On 15 December 1989, the Presidium of the Verkhovna Rada of the Ukrainian SSR approved the regulation on qualification boards of judges of the courts of the Ukrainian SSR. These boards were formed from among judges of the Supreme Court of the Ukrainian SSR, regional courts and the courts of Kyiv. They assessed candidates for judicial office, conducted qualification attestation of judges and considered disciplinary matters concerning judges.

On 2 February 1994, the Verkhovna Rada adopted a law establishing a system of qualification commissions of judges of Ukraine. This system included qualification commissions of judges of general courts, arbitration courts and military courts, as well as the High Qualification Commission of Judges of Ukraine.

In 2002, the Law of Ukraine "On the Judiciary of Ukraine" defined a new system of qualification commissions, including the High Qualification Commission of Judges of Ukraine.

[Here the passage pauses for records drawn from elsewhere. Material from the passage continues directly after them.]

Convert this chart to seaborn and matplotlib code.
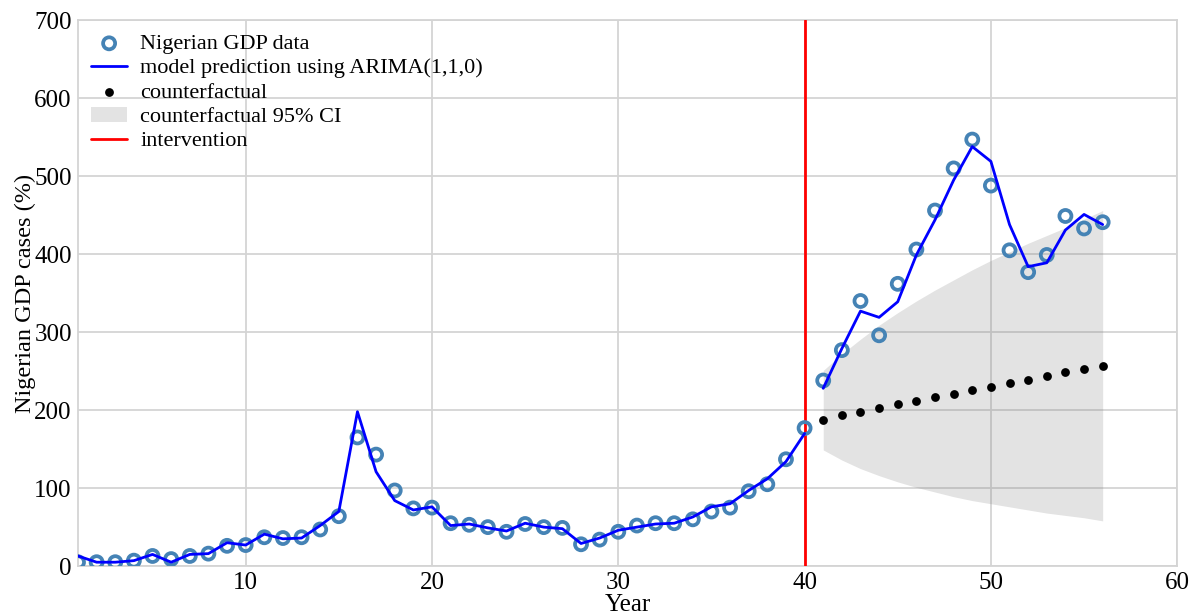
import matplotlib
matplotlib.use("Agg")
import matplotlib.pyplot as plt
import numpy as np
import pandas as pd
import seaborn as sns

years = list(range(1, 57))
gdp = [5, 5, 5, 7, 13, 9, 13, 16, 26, 27,
       37, 36, 37, 47, 64, 165, 143, 97, 74, 75,
       55, 53, 50, 44, 54, 50, 49, 28, 34, 44,
       52, 55, 55, 60, 70, 75, 96, 105, 137, 177,
       238, 277, 340, 296, 362, 406, 456, 510, 547, 488,
       405, 377, 399, 449, 433, 441]

pre_years = list(range(1, 41))
pre_pred = [13, 5, 5, 7, 15, 5, 15, 16, 30, 27,
            41, 35, 36, 52, 70, 198, 121, 84, 72, 76,
            52, 54, 49, 45, 55, 50, 48, 29, 36, 46,
            50, 54, 55, 63, 76, 80, 97, 112, 134, 170]

post_years = list(range(41, 57))
post_pred = [228, 279, 327, 319, 339, 399, 444, 495, 538, 519,
             438, 384, 389, 431, 451, 438]
counterfactual = [187, 194, 198, 203, 208, 212, 217, 221, 226, 230,
                  235, 239, 244, 249, 253, 257]
ci_upper = [251, 272, 291, 309, 325, 340, 354, 367, 380, 392,
            403, 414, 424, 434, 445, 456]
ci_lower = [149, 136, 125, 116, 108, 101, 95, 89, 84, 80,
            76, 72, 68, 65, 62, 58]

intervention_year = 40

sns.set_style("whitegrid", {"grid.color": ".83", "axes.edgecolor": ".83",
                            "text.color": "black", "axes.labelcolor": "black",
                            "xtick.color": "black", "ytick.color": "black"})
plt.rcParams['font.family'] = ['Liberation Serif', 'DejaVu Serif']

fig, ax = plt.subplots(figsize=(12, 6.14), dpi=100)
fig.subplots_adjust(left=0.065, right=0.981, top=0.967, bottom=0.078)

df = pd.DataFrame({"Year": years, "GDP": gdp})
sns.scatterplot(data=df, x="Year", y="GDP", ax=ax, marker="o", s=75,
                facecolor="none", edgecolor="#4583b5", linewidth=2.7,
                label="Nigerian GDP data", zorder=4)
sns.lineplot(x=pre_years, y=pre_pred, ax=ax, color="#0000ff", lw=2,
             label="model prediction using ARIMA(1,1,0)", zorder=5)
sns.lineplot(x=post_years, y=post_pred, ax=ax, color="#0000ff", lw=2,
             zorder=5)
sns.scatterplot(x=post_years, y=counterfactual, ax=ax, color="black",
                s=40, linewidth=0, label="counterfactual", zorder=4)
ax.fill_between(post_years, ci_lower, ci_upper, color="gray", alpha=0.22,
                linewidth=0, label="counterfactual 95% CI", zorder=2)
ax.axvline(intervention_year, color="red", lw=2, label="intervention",
           zorder=3)

ax.set_xlim(1, 60)
ax.set_ylim(0, 700)
ax.set_xticks([10, 20, 30, 40, 50, 60])
ax.set_yticks(range(0, 701, 100))
ax.tick_params(labelsize=18, pad=1)
ax.grid(lw=1.3)
for sp in ax.spines.values():
    sp.set_linewidth(1.3)
ax.set_xlabel("Year", fontsize=18, labelpad=0)
ax.set_ylabel("Nigerian GDP cases (%)", fontsize=17.5, labelpad=-1)

h, l = ax.get_legend_handles_labels()
order = ["Nigerian GDP data", "model prediction using ARIMA(1,1,0)",
         "counterfactual", "counterfactual 95% CI", "intervention"]
hd = dict(zip(l, h))
ax.legend([hd[k] for k in order], order, loc="upper left", frameon=False,
          fontsize=16, borderaxespad=0.2, handlelength=1.6,
          handletextpad=0.6, labelspacing=0.17)

plt.savefig("out.png", dpi=100)
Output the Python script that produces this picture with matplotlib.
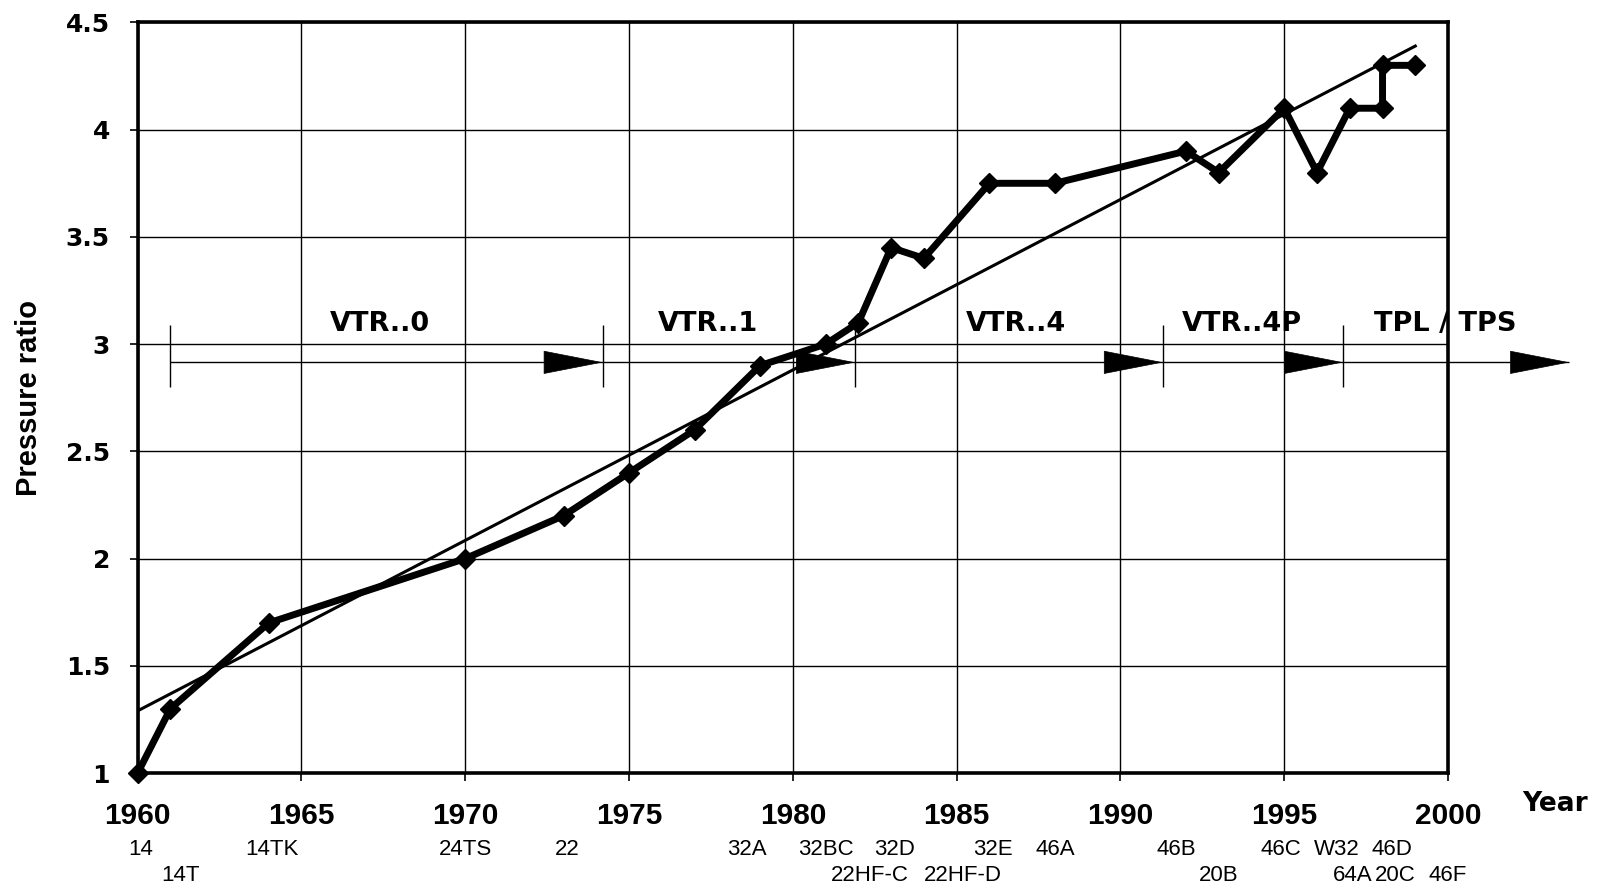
import numpy as np
import matplotlib
matplotlib.use('Agg')
import matplotlib.pyplot as plt

# Pressure ratio of the turbocharger types over the years
years = [1960, 1961, 1964, 1970, 1973, 1975, 1977, 1979, 1981, 1982, 1983, 1984,
         1986, 1988, 1992, 1993, 1995, 1996, 1997, 1998, 1998, 1999]
ratio = [1.0, 1.3, 1.7, 2.0, 2.2, 2.4, 2.6, 2.9, 3.0, 3.1, 3.45, 3.4,
         3.75, 3.75, 3.9, 3.8, 4.1, 3.8, 4.1, 4.1, 4.3, 4.3]

# straight trend line (end points)
trend_years = [1960, 1999]
trend_ratio = [1.29, 4.39]

# type names under the year axis, row 0 = upper, row 1 = lower
type_names = ['14', '14T', '14TK', '24TS', '22', '32A', '32BC', '22HF-C', '32D', '22HF-D',
              '32E', '46A', '46B', '20B', '46C', 'W32', '64A', '46D', '20C', '46F']
type_years = [1960.1, 1961.3, 1964.1, 1970.0, 1973.1, 1978.6, 1981.0, 1982.35, 1983.1, 1985.2,
              1986.1, 1988.0, 1991.7, 1993.0, 1994.9, 1996.6, 1997.1, 1998.3, 1998.4, 2000.0]
type_rows = [0, 1, 0, 0, 0, 0, 0, 1, 0, 1, 0, 0, 0, 1, 0, 0, 1, 0, 1, 1]

# product series and the years where they change
series_names = ['VTR..0', 'VTR..1', 'VTR..4', 'VTR..4P', 'TPL / TPS']
series_label_x = [1967.4, 1977.4, 1986.8, 1993.7, 1999.9]
series_bounds = [1961.0, 1974.2, 1981.9, 1991.3, 1996.8, 2003.7]

fig = plt.figure(figsize=(15.99, 8.91), dpi=100)
ax = fig.add_axes([0.0861, 0.1324, 0.8195, 0.8424])

ax.set_xlim(1960, 2000)
ax.set_ylim(1, 4.5)
ax.set_xticks(np.arange(1960, 2001, 5))
ax.set_yticks(np.arange(1, 4.51, 0.5))
ax.set_yticklabels(['%g' % v for v in np.arange(1, 4.51, 0.5)])
ax.grid(True, color='black', linewidth=1.0)
ax.set_axisbelow(True)

for s in ax.spines.values():
    s.set_linewidth(2.6)

ax.tick_params(axis='both', direction='out', length=6, width=1.2, colors='black')
ax.tick_params(axis='x', pad=15)
ax.tick_params(axis='y', pad=14)
for lab in ax.get_xticklabels():
    lab.set_fontfamily('Liberation Sans')
    lab.set_fontweight('bold')
    lab.set_fontsize(21.5)
for lab in ax.get_yticklabels():
    lab.set_fontfamily('DejaVu Sans')
    lab.set_fontweight('bold')
    lab.set_fontsize(18)

# trend + data
ax.plot(trend_years, trend_ratio, color='black', linewidth=2.2, zorder=3)
ax.plot(years, ratio, color='black', linewidth=5, marker='D', markersize=10,
        zorder=4, clip_on=False)

# series arrows
arrow_y = 2.915
ax.hlines(arrow_y, series_bounds[0], series_bounds[-1], color='black',
          linewidth=1.0, clip_on=False, zorder=2)
ax.vlines(series_bounds[:-1], 2.80, 3.09, color='black', linewidth=1.0, zorder=2)
for x0, x1 in zip(series_bounds[:-1], series_bounds[1:]):
    ax.annotate('', xy=(x1, arrow_y), xytext=(x1 - 1.8, arrow_y),
                arrowprops=dict(arrowstyle='-|>,head_length=4.1,head_width=0.8',
                                mutation_scale=10, color='black', lw=0.5,
                                shrinkA=0, shrinkB=0),
                annotation_clip=False)
for name, x in zip(series_names, series_label_x):
    ax.text(x, 3.095, name, ha='center', va='center', fontsize=19.5,
            fontweight='bold', fontfamily='DejaVu Sans', zorder=5)

# type names below the axis
row_y = [-0.102, -0.136]
trans = ax.get_xaxis_transform()
for name, x, r in zip(type_names, type_years, type_rows):
    ax.text(x, row_y[r], name, transform=trans, ha='center', va='center',
            fontsize=16, fontfamily='Liberation Sans', clip_on=False)

ax.text(1.082, -0.041, 'Year', transform=ax.transAxes, ha='center', va='center',
        fontsize=19, fontweight='bold', fontfamily='DejaVu Sans')
ax.set_ylabel('Pressure ratio', fontsize=21, fontweight='bold', fontfamily='Liberation Sans')
ax.yaxis.set_label_coords(-0.0724, 0.5)

fig.savefig('out.png', dpi=100, facecolor='white')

In 2010, the Law of Ukraine "On the Judiciary and the Status of Judges" left only the High Qualification Commission of Judges of Ukraine in the system of qualification commissions and defined its new powers.

In 2016, a new Law of Ukraine "On the Judiciary and the Status of Judges" was adopted. It provided for a restart of the Commission and established the Public Integrity Council, which was intended to assist the Commission in assessing judges.

In 2019, a new law provided for the dissolution of the Commission and a new procedure for forming it. However, the competition for the new Commission was blocked by the High Council of Justice. In March 2020, the Constitutional Court of Ukraine invalidated part of the provisions of the law.

On 13 July 2021, the Verkhovna Rada adopted a law aimed at restoring the work of the High Qualification Commission of Judges of Ukraine.

The competition for the Commission began in September 2021, was interrupted for six months in 2022 after the beginning of the full-scale Russian invasion of Ukraine, and was completed on 15 March 2023. The competition commission, half of whose members were international experts, selected 32 candidates from 301 participants.

In June 2022, the European Commission included the formation of a new High Qualification Commission of Judges of Ukraine among the requirements for Ukraine in connection with opening negotiations on accession to the European Union after Ukraine obtained candidate status.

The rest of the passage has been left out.